■ Task statement ■
Lines holding the string "with" are the ones to copy from this listing.
>> begin Extracted data
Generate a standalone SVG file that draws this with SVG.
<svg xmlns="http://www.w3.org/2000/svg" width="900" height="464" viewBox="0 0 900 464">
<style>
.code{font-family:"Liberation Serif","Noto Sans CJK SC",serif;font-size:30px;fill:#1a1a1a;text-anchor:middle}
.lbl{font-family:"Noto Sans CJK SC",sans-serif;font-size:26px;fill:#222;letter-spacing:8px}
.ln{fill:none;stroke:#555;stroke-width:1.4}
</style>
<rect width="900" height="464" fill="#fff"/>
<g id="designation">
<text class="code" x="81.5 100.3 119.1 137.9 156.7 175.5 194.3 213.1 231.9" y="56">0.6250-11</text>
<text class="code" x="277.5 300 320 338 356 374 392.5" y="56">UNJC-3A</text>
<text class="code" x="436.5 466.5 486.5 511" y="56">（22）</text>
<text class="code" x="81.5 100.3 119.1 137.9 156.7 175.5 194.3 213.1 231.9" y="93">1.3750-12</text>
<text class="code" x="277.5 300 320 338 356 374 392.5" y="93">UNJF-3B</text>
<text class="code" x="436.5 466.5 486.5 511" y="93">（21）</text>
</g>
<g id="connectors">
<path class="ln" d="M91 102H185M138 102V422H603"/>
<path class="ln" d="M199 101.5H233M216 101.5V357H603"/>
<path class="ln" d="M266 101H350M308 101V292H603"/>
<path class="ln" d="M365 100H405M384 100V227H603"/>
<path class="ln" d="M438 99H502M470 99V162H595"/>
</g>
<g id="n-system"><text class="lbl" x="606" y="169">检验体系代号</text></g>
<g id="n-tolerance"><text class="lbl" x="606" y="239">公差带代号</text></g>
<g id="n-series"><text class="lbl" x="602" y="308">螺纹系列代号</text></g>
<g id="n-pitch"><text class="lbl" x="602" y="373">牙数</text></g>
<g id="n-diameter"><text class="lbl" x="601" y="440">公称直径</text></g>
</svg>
>> end Extracted data
>> begin Extracted data
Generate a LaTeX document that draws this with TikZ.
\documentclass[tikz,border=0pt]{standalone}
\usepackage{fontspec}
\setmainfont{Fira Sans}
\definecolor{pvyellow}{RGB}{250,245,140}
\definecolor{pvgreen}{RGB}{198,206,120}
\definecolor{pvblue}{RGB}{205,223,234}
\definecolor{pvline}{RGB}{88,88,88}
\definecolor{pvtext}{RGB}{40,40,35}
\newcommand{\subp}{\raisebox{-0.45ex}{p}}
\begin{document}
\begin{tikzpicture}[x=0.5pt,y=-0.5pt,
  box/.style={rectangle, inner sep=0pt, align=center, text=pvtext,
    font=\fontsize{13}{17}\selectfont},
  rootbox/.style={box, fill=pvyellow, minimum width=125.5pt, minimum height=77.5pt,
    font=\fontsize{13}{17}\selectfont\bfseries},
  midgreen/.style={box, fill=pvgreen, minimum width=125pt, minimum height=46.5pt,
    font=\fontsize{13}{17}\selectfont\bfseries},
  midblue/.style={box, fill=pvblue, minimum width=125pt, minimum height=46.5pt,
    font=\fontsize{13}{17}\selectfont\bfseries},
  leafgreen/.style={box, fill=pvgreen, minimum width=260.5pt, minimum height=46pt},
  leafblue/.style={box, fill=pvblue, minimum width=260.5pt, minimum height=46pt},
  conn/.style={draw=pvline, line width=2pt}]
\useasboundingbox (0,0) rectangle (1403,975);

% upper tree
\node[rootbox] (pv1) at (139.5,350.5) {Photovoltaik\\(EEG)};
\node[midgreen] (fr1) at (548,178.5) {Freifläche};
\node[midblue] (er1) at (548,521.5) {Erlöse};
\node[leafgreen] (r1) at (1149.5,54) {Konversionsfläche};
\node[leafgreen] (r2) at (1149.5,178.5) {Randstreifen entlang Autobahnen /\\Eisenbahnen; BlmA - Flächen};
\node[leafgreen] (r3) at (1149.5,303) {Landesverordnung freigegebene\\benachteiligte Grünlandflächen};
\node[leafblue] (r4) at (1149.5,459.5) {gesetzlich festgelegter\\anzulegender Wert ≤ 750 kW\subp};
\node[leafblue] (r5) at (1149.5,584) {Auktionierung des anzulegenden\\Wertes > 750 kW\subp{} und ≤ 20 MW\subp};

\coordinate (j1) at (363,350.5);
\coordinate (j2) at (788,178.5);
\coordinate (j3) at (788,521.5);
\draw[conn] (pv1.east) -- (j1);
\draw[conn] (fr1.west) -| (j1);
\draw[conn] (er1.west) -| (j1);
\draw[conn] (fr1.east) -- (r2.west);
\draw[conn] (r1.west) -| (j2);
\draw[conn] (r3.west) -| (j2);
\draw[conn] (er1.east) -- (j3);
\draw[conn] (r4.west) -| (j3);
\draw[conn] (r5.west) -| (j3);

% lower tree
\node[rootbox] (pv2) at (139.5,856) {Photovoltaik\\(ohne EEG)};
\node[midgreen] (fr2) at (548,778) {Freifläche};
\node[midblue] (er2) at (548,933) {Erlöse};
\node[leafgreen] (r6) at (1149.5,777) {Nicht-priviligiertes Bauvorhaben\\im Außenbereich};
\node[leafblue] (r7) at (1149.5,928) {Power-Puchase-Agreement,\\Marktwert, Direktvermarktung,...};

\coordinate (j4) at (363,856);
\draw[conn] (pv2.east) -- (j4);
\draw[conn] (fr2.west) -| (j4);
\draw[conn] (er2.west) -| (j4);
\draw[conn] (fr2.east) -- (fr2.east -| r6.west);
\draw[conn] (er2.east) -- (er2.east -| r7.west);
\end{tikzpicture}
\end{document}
>> end Extracted data
■ The reply ■
Generate a standalone SVG file that draws this with SVG.
Generate a LaTeX document that draws this with TikZ.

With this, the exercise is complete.